National Pensioners Convention. Photo: Paul Mattsson
National Pensioners Convention. Photo: Paul Mattsson

Clare Wilkins, secretary of East Midlands National Pensioners’ Convention (personal capacity)

The state pension age is set to rise to 68 in 2044 – a decision made by the last Labour government. The Tories had planned to bring this rise forward to 2037-39. But now it looks like they won’t.

The Tories are concerned about alienating older voters, with a general election looming. The decision not to raise the pension age now shows that the government is under pressure from strike action, rallies and protests, plus its own weakness and divisions.

Events in France are having an effect here as well. Strikes and protests started in opposition to the Macron-led government raising the pension age from 62 to 64.

The movement in France has continued to grow. On the protests, many call for Macron to go.

The state pension is not enough to live on. Workers pay National Insurance towards it all their working lives. We need real living pensions, not tax breaks for the rich.

Zero-hour contracts and precarious work do not provide workers with employee pension schemes.
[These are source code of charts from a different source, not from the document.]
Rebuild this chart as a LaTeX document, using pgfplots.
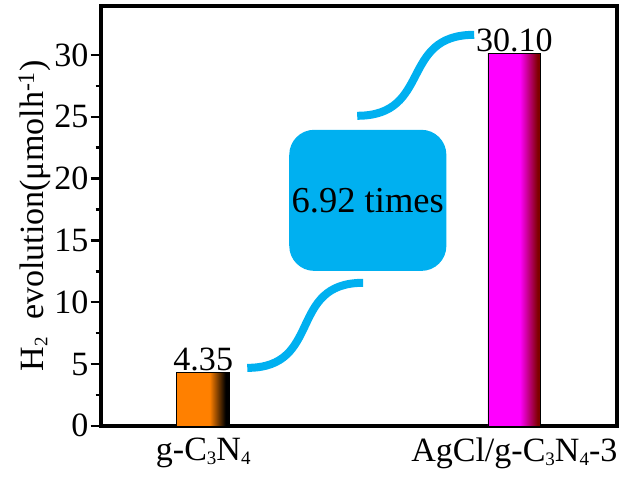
\documentclass[border=0pt]{standalone}
\usepackage{pgfplots}
\pgfplotsset{compat=1.18}
\usepackage{fontspec}
\setmainfont{Liberation Serif}

\definecolor{barorange}{HTML}{FF8000}
\definecolor{barmag}{HTML}{FF00FF}
\definecolor{bardark}{HTML}{800000}
\definecolor{boxcyan}{HTML}{00B0F0}

% the path box maps to 25bp..75bp of the shading
\pgfdeclarehorizontalshading{orangeshade}{100bp}{color(0bp)=(barorange); color(56bp)=(barorange); color(71bp)=(black); color(100bp)=(black)}
\pgfdeclarehorizontalshading{magshade}{100bp}{color(0bp)=(barmag); color(55bp)=(barmag); color(72bp)=(bardark); color(100bp)=(bardark)}

\newcommand{\bigfont}{\fontsize{34bp}{40bp}\selectfont}
\newcommand{\sub}[1]{\raisebox{-0.12em}{\fontsize{19bp}{20bp}\selectfont #1}}

\begin{document}
\begin{tikzpicture}
\begin{axis}[
  scale only axis,
  width=516bp, height=420bp,
  xmin=-0.33, xmax=1.33,
  ymin=0, ymax=34,
  xtick={0,1},
  xticklabels={g-C\sub{3}N\sub{4}, AgCl/g-C\sub{3}N\sub{4}-3},
  x tick style={draw=none},
  ytick={0,5,...,30},
  minor y tick num=1,
  ytick pos=left,
  tick align=outside,
  major tick length=10bp, minor tick length=5bp,
  y tick style={line width=2.5bp, black},
  axis line style={line width=4bp},
  /pgf/number format/assume math mode=true,
  tick label style={font=\bigfont, inner sep=2bp},
  ylabel={H\sub{2}\ \ evolution(μmolh\textsuperscript{-1})},
  ylabel style={font=\bigfont, at={(axis description cs:-0.128,0.5)}, anchor=center},
  nodes near coords,
  point meta=explicit symbolic,
  nodes near coords style={font=\bigfont, anchor=south, inner sep=1bp},
  clip=false,
]
\addplot[ybar, bar width=0.17, bar shift=0pt, draw=black, line width=0.6bp, shade, shading=orangeshade]
  coordinates {(0,4.35)[4.35]};
\addplot[ybar, bar width=0.17, bar shift=0pt, draw=black, line width=0.6bp, shade, shading=magshade]
  coordinates {(1,30.10)[30.10]};

\coordinate (bl) at (rel axis cs:0,0);
\coordinate (tr) at (rel axis cs:1,1);

\draw[boxcyan, line width=8bp] (axis cs:0.1415,4.69) to[out=0,in=180,looseness=1.35] (axis cs:0.514,11.57);
\draw[boxcyan, line width=8bp] (axis cs:0.495,25.08) to[out=0,in=180,looseness=1.35] (axis cs:0.871,31.63);
\node[fill=boxcyan, rounded corners=25bp, minimum width=157bp, minimum height=141bp,
      font=\fontsize{36.5bp}{40bp}\selectfont, inner sep=0pt] at (axis cs:0.529,18.24) {6.92 times};
\end{axis}
\pgfresetboundingbox
\useasboundingbox ([shift={(-100.5bp,-54bp)}]bl) rectangle ([shift={(3bp,5.5bp)}]tr);
\end{tikzpicture}
\end{document}
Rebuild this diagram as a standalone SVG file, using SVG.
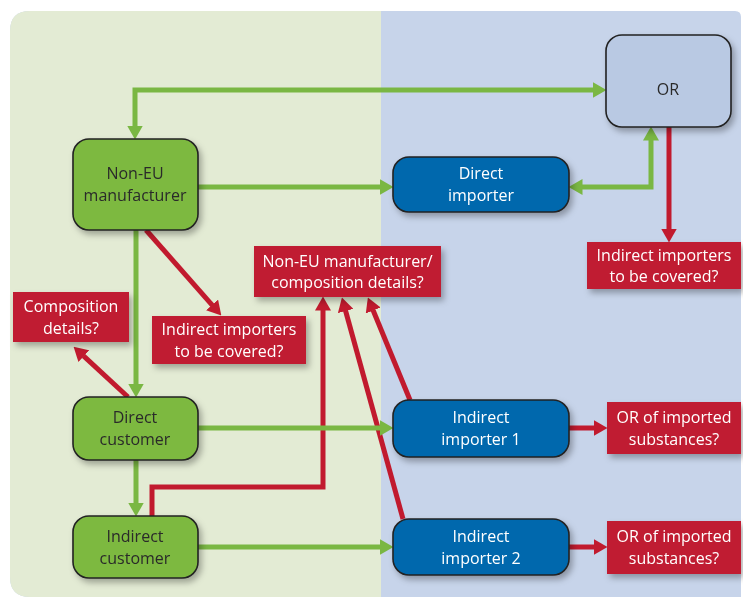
<svg xmlns="http://www.w3.org/2000/svg" width="743" height="599" viewBox="0 0 743 599">
<style>
text{font-family:"Open Sans","Liberation Sans",sans-serif;font-size:16px;text-anchor:middle}
.gn{fill:#7db940;stroke:#222;stroke-width:1.6}
.bn{fill:#0068ad;stroke:#222;stroke-width:1.6}
.on{fill:#b9c9e3;stroke:#222;stroke-width:1.6}
.rl{fill:#c01c30}
.dk{fill:#2a2a2a}
.wt{fill:#ffffff}
.g{fill:none;stroke:#7ab743;stroke-width:5}
.r{fill:none;stroke:#c11a2e;stroke-width:5}
</style>
<defs>
<filter id="sh" x="-20%" y="-20%" width="150%" height="160%">
<feDropShadow dx="3" dy="4" stdDeviation="3" flood-color="#000" flood-opacity="0.3"/>
</filter>
<marker id="ga" markerUnits="userSpaceOnUse" viewBox="0 0 14 16" refX="0.5" refY="8" markerWidth="14" markerHeight="16" orient="auto-start-reverse">
<path d="M0,0 L14,8 L0,16 z" fill="#7ab743"/>
</marker>
<marker id="ra" markerUnits="userSpaceOnUse" viewBox="0 0 14 16" refX="0.5" refY="8" markerWidth="14" markerHeight="16" orient="auto-start-reverse">
<path d="M0,0 L14,8 L0,16 z" fill="#c11a2e"/>
</marker>
<clipPath id="bgc"><path d="M30,11 H735 Q741,11 741,17 V597 H30 Q10,597 10,577 V31 Q10,11 30,11 z"/></clipPath>
</defs>
<g id="background" clip-path="url(#bgc)">
<rect x="10" y="11" width="731" height="586" fill="#c7d4ea"/>
<rect x="10" y="11" width="371" height="586" fill="#e3ebd4"/>
</g>
<g id="connectors">
<path class="r" d="M669,127 V229" stroke-width="6" marker-end="url(#ra)"/>
<path class="r" d="M569,428 H594" stroke-width="7" marker-end="url(#ra)"/>
<path class="r" d="M569,547 H594" stroke-width="7" marker-end="url(#ra)"/>
<path class="r" d="M128,397 L83.5,355.8" marker-end="url(#ra)"/>
<path class="r" d="M146,230 L212.4,305.3" marker-end="url(#ra)"/>
<path class="r" d="M152,516 V487 H323 V310" marker-end="url(#ra)"/>
<path class="r" d="M403,519 L345.5,310.5" marker-end="url(#ra)"/>
<path class="r" d="M410,400 L373,310" marker-end="url(#ra)"/>
<path class="g" d="M135,126 V90 H593" marker-start="url(#ga)" marker-end="url(#ga)"/>
<path class="g" d="M198,187 H380" marker-end="url(#ga)"/>
<path class="g" d="M136,230 V384" marker-end="url(#ga)"/>
<path class="g" d="M136,460 V503" marker-end="url(#ga)"/>
<path class="g" d="M198,428 H380" marker-end="url(#ga)"/>
<path class="g" d="M198,547 H380" marker-end="url(#ga)"/>
<path class="g" d="M582,187 H651 V140" marker-start="url(#ga)" marker-end="url(#ga)"/>
</g>
<g id="non-eu-manufacturer" filter="url(#sh)">
<rect class="gn" x="73" y="139" width="125" height="91" rx="16"/>
<text class="dk" x="135" y="179">Non-EU</text>
<text class="dk" x="135" y="201">manufacturer</text>
</g>
<g id="or" filter="url(#sh)">
<rect class="on" x="606" y="35" width="125" height="92" rx="16"/>
<text class="dk" x="668" y="95">OR</text>
</g>
<g id="direct-importer" filter="url(#sh)">
<rect class="bn" x="393" y="157" width="176" height="55" rx="16"/>
<text class="wt" x="481" y="179">Direct</text>
<text class="wt" x="481" y="201">importer</text>
</g>
<g id="indirect-importer-1" filter="url(#sh)">
<rect class="bn" x="393" y="400" width="176" height="57" rx="16"/>
<text class="wt" x="481" y="423">Indirect</text>
<text class="wt" x="481" y="445">importer 1</text>
</g>
<g id="indirect-importer-2" filter="url(#sh)">
<rect class="bn" x="393" y="519" width="176" height="56" rx="16"/>
<text class="wt" x="481" y="542">Indirect</text>
<text class="wt" x="481" y="564">importer 2</text>
</g>
<g id="direct-customer" filter="url(#sh)">
<rect class="gn" x="73" y="397" width="125" height="63" rx="16"/>
<text class="dk" x="135" y="423">Direct</text>
<text class="dk" x="135" y="445">customer</text>
</g>
<g id="indirect-customer" filter="url(#sh)">
<rect class="gn" x="73" y="516" width="125" height="62" rx="16"/>
<text class="dk" x="135" y="542">Indirect</text>
<text class="dk" x="135" y="564">customer</text>
</g>
<g id="label-composition-details" filter="url(#sh)">
<rect class="rl" x="13" y="292" width="116" height="50"/>
<text class="wt" x="71" y="312">Composition</text>
<text class="wt" x="71" y="334">details?</text>
</g>
<g id="label-indirect-importers-left" filter="url(#sh)">
<rect class="rl" x="152" y="316" width="154" height="48"/>
<text class="wt" x="229" y="335">Indirect importers</text>
<text class="wt" x="229" y="357">to be covered?</text>
</g>
<g id="label-non-eu-composition" filter="url(#sh)">
<rect class="rl" x="254" y="246" width="187" height="51"/>
<text class="wt" x="347.5" y="267">Non-EU manufacturer/</text>
<text class="wt" x="347.5" y="288">composition details?</text>
</g>
<g id="label-indirect-importers-right" filter="url(#sh)">
<rect class="rl" x="587" y="242" width="154" height="47"/>
<text class="wt" x="664" y="261">Indirect importers</text>
<text class="wt" x="664" y="282">to be covered?</text>
</g>
<g id="label-or-substances-1" filter="url(#sh)">
<rect class="rl" x="607" y="402" width="134" height="52"/>
<text class="wt" x="674" y="423">OR of imported</text>
<text class="wt" x="674" y="445">substances?</text>
</g>
<g id="label-or-substances-2" filter="url(#sh)">
<rect class="rl" x="607" y="521" width="134" height="53"/>
<text class="wt" x="674" y="542">OR of imported</text>
<text class="wt" x="674" y="564">substances?</text>
</g>
</svg>
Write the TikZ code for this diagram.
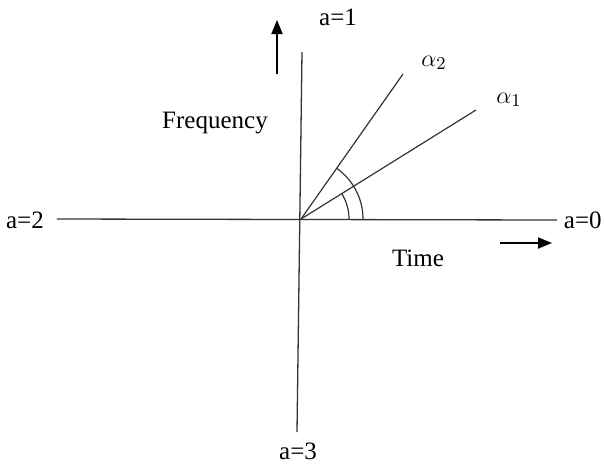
\documentclass[tikz,border=0pt]{standalone}
\usepackage{fontspec}
\setmainfont{Liberation Serif}
\usetikzlibrary{arrows.meta}
\tikzset{
  axisLine/.style={draw=black!80, line width=0.65pt},
  rayLine/.style={draw=black!80, line width=0.6pt},
  dirArrow/.style={-{Triangle[length=7pt,width=5.5pt]}, line width=0.9pt},
  axisLabel/.style={font=\fontsize{12.5}{14}\selectfont, inner sep=1pt}
}
\begin{document}
\begin{tikzpicture}[x=0.5pt,y=0.5pt]
  \useasboundingbox (-301,-244) rectangle (303,219);
  % axes
  \coordinate (O) at (0,0);
  \coordinate (left) at (-244,0);
  \coordinate (right) at (256,-1);
  \coordinate (top) at (1,167);
  \coordinate (bottom) at (-4,-213);
  \draw[axisLine] (left) -- (right);
  \draw[axisLine] (top) -- (bottom);
  % rays and angles
  \coordinate (rayTwo) at (102,145);
  \coordinate (rayOne) at (175,109);
  \draw[rayLine] (O) -- (rayTwo);
  \draw[rayLine] (O) -- (rayOne);
  \draw[rayLine] (48,0) arc[start angle=0, end angle=31.9, radius=48];
  \draw[rayLine] (62,0) arc[start angle=0, end angle=54.9, radius=62];
  % labels
  \node[axisLabel] (aOne) at (37,202) {a=1};
  \node[axisLabel] (aTwo) at (-276,-1) {a=2};
  \node[axisLabel, anchor=east] (aZero) at (303,-1) {a=0};
  \node[axisLabel] (aThree) at (-3,-232) {a=3};
  \node[axisLabel] (alphaTwo) at (133,156) {$\alpha_2$};
  \node[axisLabel] (alphaOne) at (208,119) {$\alpha_1$};
  \node[axisLabel] (freq) at (-86,96) {Frequency};
  \node[axisLabel] (time) at (117,-39) {Time};
  % direction arrows
  \coordinate (upFrom) at (-24,145);
  \coordinate (upTo) at (-24,199);
  \coordinate (rtFrom) at (199,-24);
  \coordinate (rtTo) at (251,-24);
  \draw[dirArrow] (upFrom) -- (upTo);
  \draw[dirArrow] (rtFrom) -- (rtTo);
\end{tikzpicture}
\end{document}
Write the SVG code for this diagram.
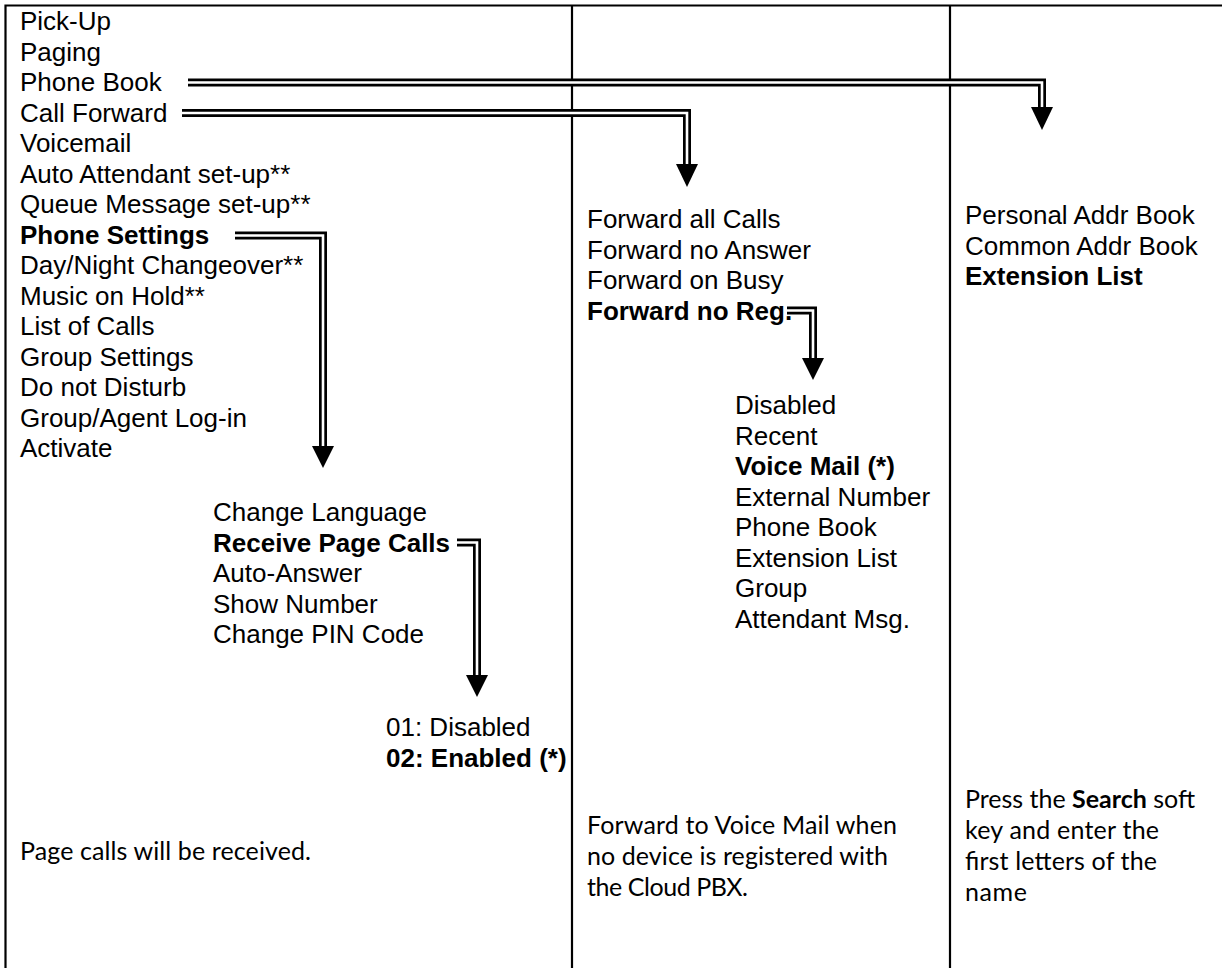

The pressure the Tories and Keir Starmer’s Labour are under must be kept and stepped up, to ensure the increase in state pension age is stopped for good, and reduced to 55.

After steadily rising for 150 years, life expectancy in Britain is falling, particularly among the working class and the poor, even before the pandemic. Reducing life expectancy is another stark indication that capitalism is incapable of providing a liveable, let alone a decent, standard of life for working-class people.

Only a socialist transformation of society, taking the wealth off the super-rich, can ensure a decent life, retirement and old age.